§ **DIRECTIVE**
Set the listing down again in full, word for word, with the pictures left out.

==*==

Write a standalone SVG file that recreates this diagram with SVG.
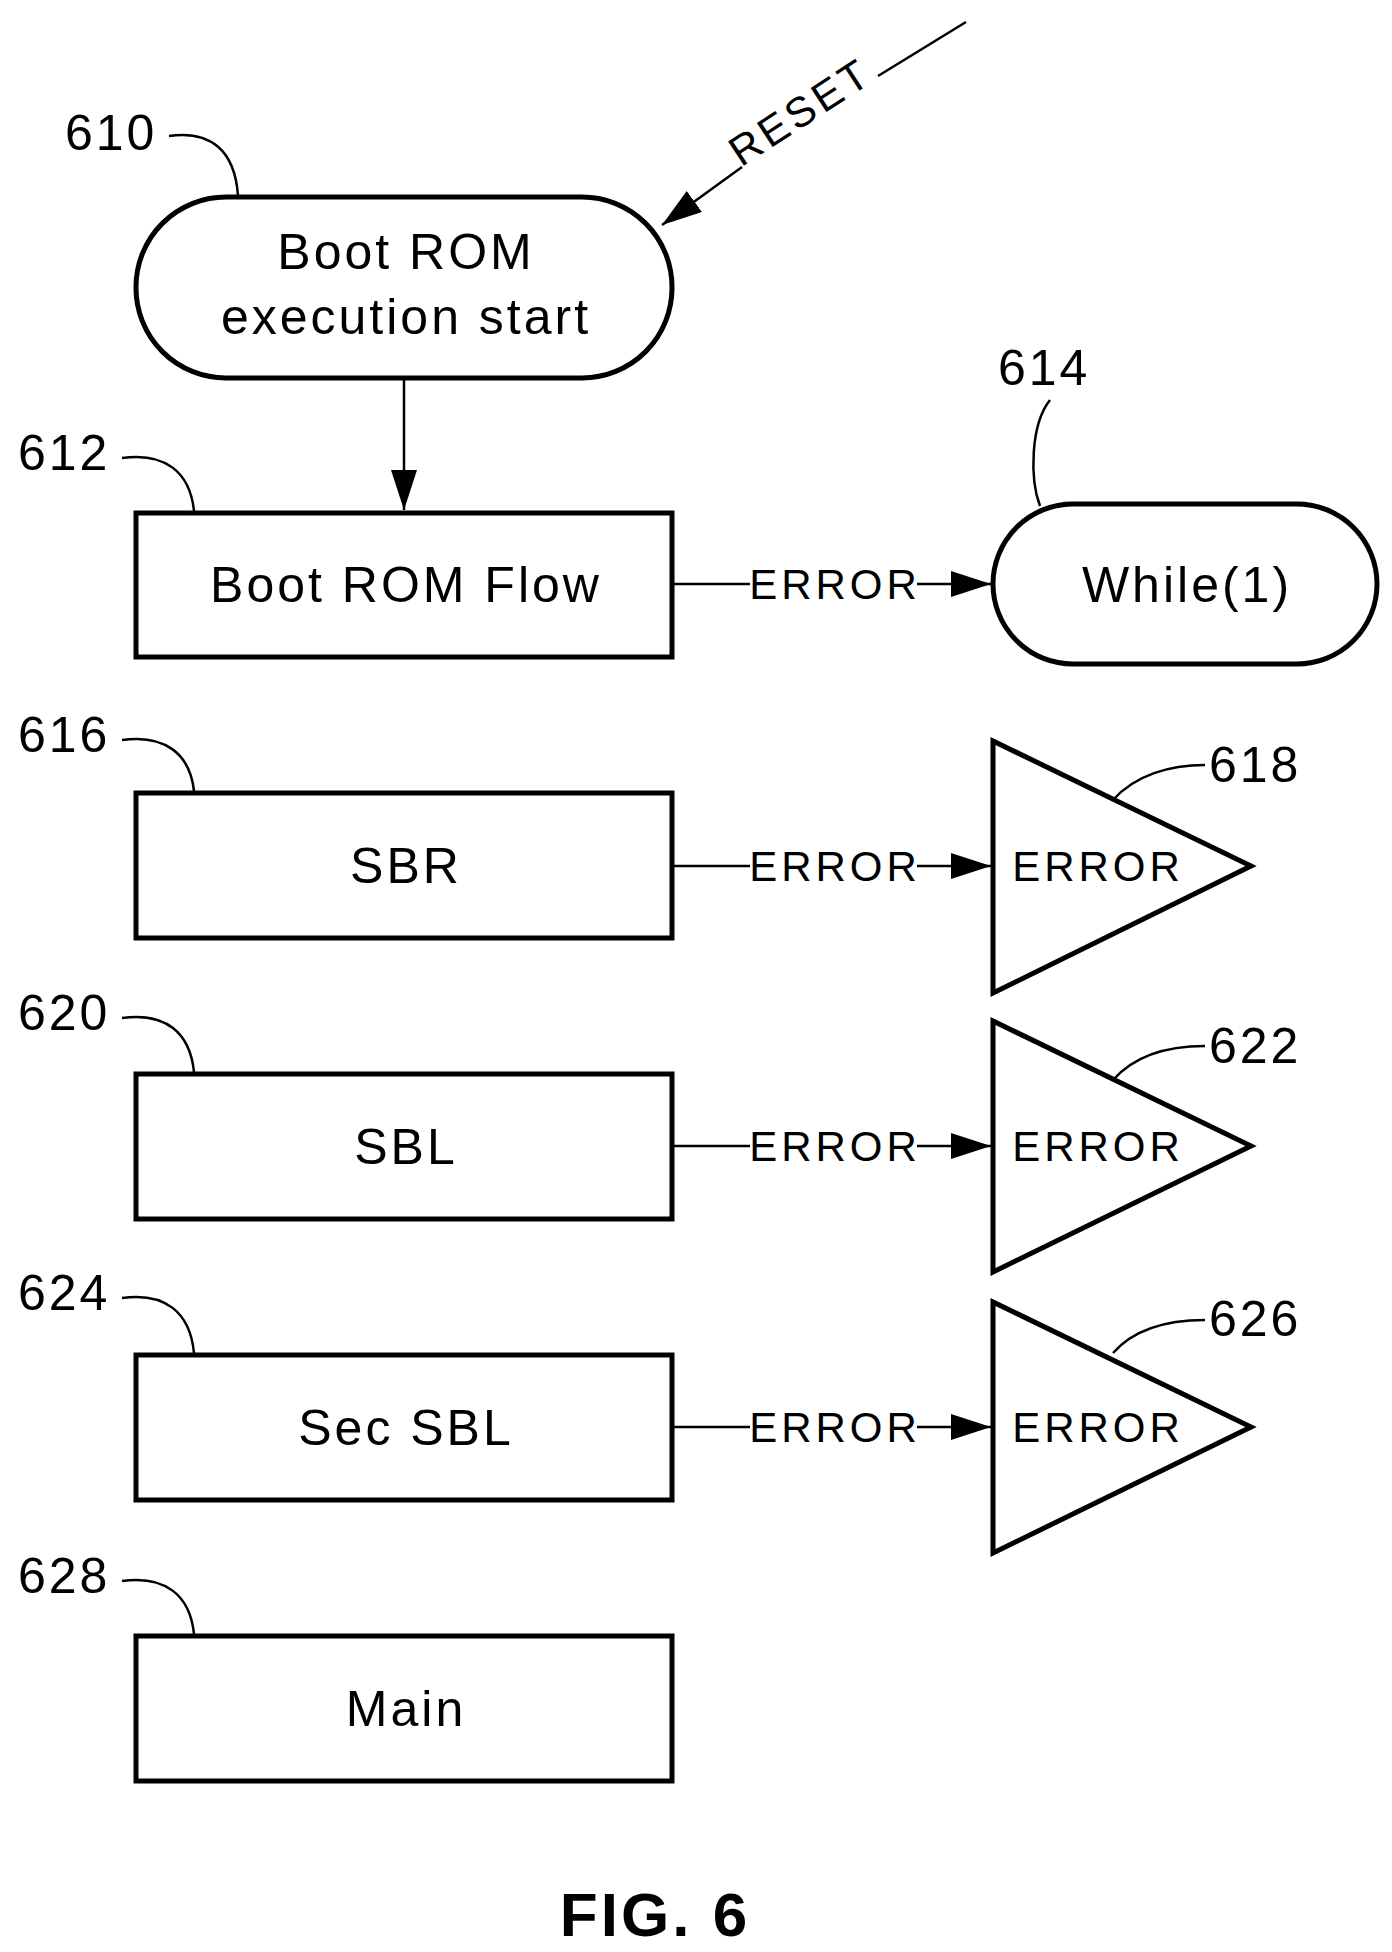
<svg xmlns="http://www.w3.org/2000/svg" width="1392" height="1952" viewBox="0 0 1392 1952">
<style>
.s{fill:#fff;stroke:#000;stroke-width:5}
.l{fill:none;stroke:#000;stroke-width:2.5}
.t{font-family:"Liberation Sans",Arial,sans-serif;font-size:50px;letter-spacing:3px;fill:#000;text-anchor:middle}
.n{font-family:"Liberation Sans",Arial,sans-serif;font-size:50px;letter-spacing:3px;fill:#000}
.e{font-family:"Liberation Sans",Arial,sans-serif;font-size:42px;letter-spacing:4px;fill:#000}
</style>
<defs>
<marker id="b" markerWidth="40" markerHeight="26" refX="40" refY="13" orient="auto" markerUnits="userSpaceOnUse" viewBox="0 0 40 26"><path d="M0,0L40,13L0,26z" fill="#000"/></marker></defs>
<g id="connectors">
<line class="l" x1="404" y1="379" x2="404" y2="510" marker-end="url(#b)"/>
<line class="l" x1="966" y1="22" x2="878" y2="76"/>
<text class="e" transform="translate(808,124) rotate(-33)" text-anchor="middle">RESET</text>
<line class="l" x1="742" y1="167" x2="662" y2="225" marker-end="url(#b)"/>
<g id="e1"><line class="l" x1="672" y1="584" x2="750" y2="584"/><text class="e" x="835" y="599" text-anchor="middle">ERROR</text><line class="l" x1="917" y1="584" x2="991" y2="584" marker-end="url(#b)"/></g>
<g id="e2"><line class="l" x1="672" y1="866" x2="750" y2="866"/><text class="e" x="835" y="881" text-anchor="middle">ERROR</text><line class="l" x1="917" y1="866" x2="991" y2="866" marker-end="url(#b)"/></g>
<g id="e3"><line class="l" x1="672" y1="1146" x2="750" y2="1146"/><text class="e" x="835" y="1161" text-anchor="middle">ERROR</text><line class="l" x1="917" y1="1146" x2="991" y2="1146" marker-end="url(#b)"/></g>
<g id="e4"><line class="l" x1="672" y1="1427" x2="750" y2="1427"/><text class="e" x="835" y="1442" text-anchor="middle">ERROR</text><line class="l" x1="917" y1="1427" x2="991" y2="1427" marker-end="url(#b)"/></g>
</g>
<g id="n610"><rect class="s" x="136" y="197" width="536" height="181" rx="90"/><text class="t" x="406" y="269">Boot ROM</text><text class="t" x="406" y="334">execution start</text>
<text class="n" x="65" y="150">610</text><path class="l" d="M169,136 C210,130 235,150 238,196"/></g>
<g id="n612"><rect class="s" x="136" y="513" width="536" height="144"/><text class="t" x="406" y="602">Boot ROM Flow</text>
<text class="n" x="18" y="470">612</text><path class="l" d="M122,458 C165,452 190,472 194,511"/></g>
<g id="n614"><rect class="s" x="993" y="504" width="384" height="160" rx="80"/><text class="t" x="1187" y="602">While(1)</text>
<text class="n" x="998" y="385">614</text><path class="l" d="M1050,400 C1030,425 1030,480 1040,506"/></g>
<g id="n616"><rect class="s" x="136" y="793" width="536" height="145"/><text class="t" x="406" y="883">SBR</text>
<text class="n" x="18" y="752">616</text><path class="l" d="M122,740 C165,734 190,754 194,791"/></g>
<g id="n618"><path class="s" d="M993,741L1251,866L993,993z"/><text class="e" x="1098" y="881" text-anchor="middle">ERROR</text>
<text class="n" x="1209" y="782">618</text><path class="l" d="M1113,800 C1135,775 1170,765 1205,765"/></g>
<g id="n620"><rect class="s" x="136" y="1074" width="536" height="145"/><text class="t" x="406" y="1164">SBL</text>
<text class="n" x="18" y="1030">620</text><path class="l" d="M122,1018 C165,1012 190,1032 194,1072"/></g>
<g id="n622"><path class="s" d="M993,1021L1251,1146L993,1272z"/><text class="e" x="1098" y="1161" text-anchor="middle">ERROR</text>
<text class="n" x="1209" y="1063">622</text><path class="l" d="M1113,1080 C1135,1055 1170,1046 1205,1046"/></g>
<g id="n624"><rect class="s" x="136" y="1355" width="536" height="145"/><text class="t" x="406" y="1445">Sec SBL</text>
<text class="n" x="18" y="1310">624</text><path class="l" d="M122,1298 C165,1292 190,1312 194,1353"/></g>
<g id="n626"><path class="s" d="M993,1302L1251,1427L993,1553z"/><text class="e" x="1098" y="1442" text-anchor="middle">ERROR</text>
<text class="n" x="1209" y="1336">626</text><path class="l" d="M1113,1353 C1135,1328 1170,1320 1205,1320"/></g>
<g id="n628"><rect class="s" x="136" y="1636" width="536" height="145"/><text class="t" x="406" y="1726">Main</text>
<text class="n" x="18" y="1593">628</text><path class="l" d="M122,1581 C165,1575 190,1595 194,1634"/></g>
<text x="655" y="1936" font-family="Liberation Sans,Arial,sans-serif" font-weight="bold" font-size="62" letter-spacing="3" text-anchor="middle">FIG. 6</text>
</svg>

==*==

§ **REPLY**
Write a standalone SVG file that recreates this diagram with SVG.
<svg xmlns="http://www.w3.org/2000/svg" width="1392" height="1952" viewBox="0 0 1392 1952">
<style>
.s{fill:#fff;stroke:#000;stroke-width:5}
.l{fill:none;stroke:#000;stroke-width:2.5}
.t{font-family:"Liberation Sans",Arial,sans-serif;font-size:50px;letter-spacing:3px;fill:#000;text-anchor:middle}
.n{font-family:"Liberation Sans",Arial,sans-serif;font-size:50px;letter-spacing:3px;fill:#000}
.e{font-family:"Liberation Sans",Arial,sans-serif;font-size:42px;letter-spacing:4px;fill:#000}
</style>
<defs>
<marker id="b" markerWidth="40" markerHeight="26" refX="40" refY="13" orient="auto" markerUnits="userSpaceOnUse" viewBox="0 0 40 26"><path d="M0,0L40,13L0,26z" fill="#000"/></marker></defs>
<g id="connectors">
<line class="l" x1="404" y1="379" x2="404" y2="510" marker-end="url(#b)"/>
<line class="l" x1="966" y1="22" x2="878" y2="76"/>
<text class="e" transform="translate(808,124) rotate(-33)" text-anchor="middle">RESET</text>
<line class="l" x1="742" y1="167" x2="662" y2="225" marker-end="url(#b)"/>
<g id="e1"><line class="l" x1="672" y1="584" x2="750" y2="584"/><text class="e" x="835" y="599" text-anchor="middle">ERROR</text><line class="l" x1="917" y1="584" x2="991" y2="584" marker-end="url(#b)"/></g>
<g id="e2"><line class="l" x1="672" y1="866" x2="750" y2="866"/><text class="e" x="835" y="881" text-anchor="middle">ERROR</text><line class="l" x1="917" y1="866" x2="991" y2="866" marker-end="url(#b)"/></g>
<g id="e3"><line class="l" x1="672" y1="1146" x2="750" y2="1146"/><text class="e" x="835" y="1161" text-anchor="middle">ERROR</text><line class="l" x1="917" y1="1146" x2="991" y2="1146" marker-end="url(#b)"/></g>
<g id="e4"><line class="l" x1="672" y1="1427" x2="750" y2="1427"/><text class="e" x="835" y="1442" text-anchor="middle">ERROR</text><line class="l" x1="917" y1="1427" x2="991" y2="1427" marker-end="url(#b)"/></g>
</g>
<g id="n610"><rect class="s" x="136" y="197" width="536" height="181" rx="90"/><text class="t" x="406" y="269">Boot ROM</text><text class="t" x="406" y="334">execution start</text>
<text class="n" x="65" y="150">610</text><path class="l" d="M169,136 C210,130 235,150 238,196"/></g>
<g id="n612"><rect class="s" x="136" y="513" width="536" height="144"/><text class="t" x="406" y="602">Boot ROM Flow</text>
<text class="n" x="18" y="470">612</text><path class="l" d="M122,458 C165,452 190,472 194,511"/></g>
<g id="n614"><rect class="s" x="993" y="504" width="384" height="160" rx="80"/><text class="t" x="1187" y="602">While(1)</text>
<text class="n" x="998" y="385">614</text><path class="l" d="M1050,400 C1030,425 1030,480 1040,506"/></g>
<g id="n616"><rect class="s" x="136" y="793" width="536" height="145"/><text class="t" x="406" y="883">SBR</text>
<text class="n" x="18" y="752">616</text><path class="l" d="M122,740 C165,734 190,754 194,791"/></g>
<g id="n618"><path class="s" d="M993,741L1251,866L993,993z"/><text class="e" x="1098" y="881" text-anchor="middle">ERROR</text>
<text class="n" x="1209" y="782">618</text><path class="l" d="M1113,800 C1135,775 1170,765 1205,765"/></g>
<g id="n620"><rect class="s" x="136" y="1074" width="536" height="145"/><text class="t" x="406" y="1164">SBL</text>
<text class="n" x="18" y="1030">620</text><path class="l" d="M122,1018 C165,1012 190,1032 194,1072"/></g>
<g id="n622"><path class="s" d="M993,1021L1251,1146L993,1272z"/><text class="e" x="1098" y="1161" text-anchor="middle">ERROR</text>
<text class="n" x="1209" y="1063">622</text><path class="l" d="M1113,1080 C1135,1055 1170,1046 1205,1046"/></g>
<g id="n624"><rect class="s" x="136" y="1355" width="536" height="145"/><text class="t" x="406" y="1445">Sec SBL</text>
<text class="n" x="18" y="1310">624</text><path class="l" d="M122,1298 C165,1292 190,1312 194,1353"/></g>
<g id="n626"><path class="s" d="M993,1302L1251,1427L993,1553z"/><text class="e" x="1098" y="1442" text-anchor="middle">ERROR</text>
<text class="n" x="1209" y="1336">626</text><path class="l" d="M1113,1353 C1135,1328 1170,1320 1205,1320"/></g>
<g id="n628"><rect class="s" x="136" y="1636" width="536" height="145"/><text class="t" x="406" y="1726">Main</text>
<text class="n" x="18" y="1593">628</text><path class="l" d="M122,1581 C165,1575 190,1595 194,1634"/></g>
<text x="655" y="1936" font-family="Liberation Sans,Arial,sans-serif" font-weight="bold" font-size="62" letter-spacing="3" text-anchor="middle">FIG. 6</text>
</svg>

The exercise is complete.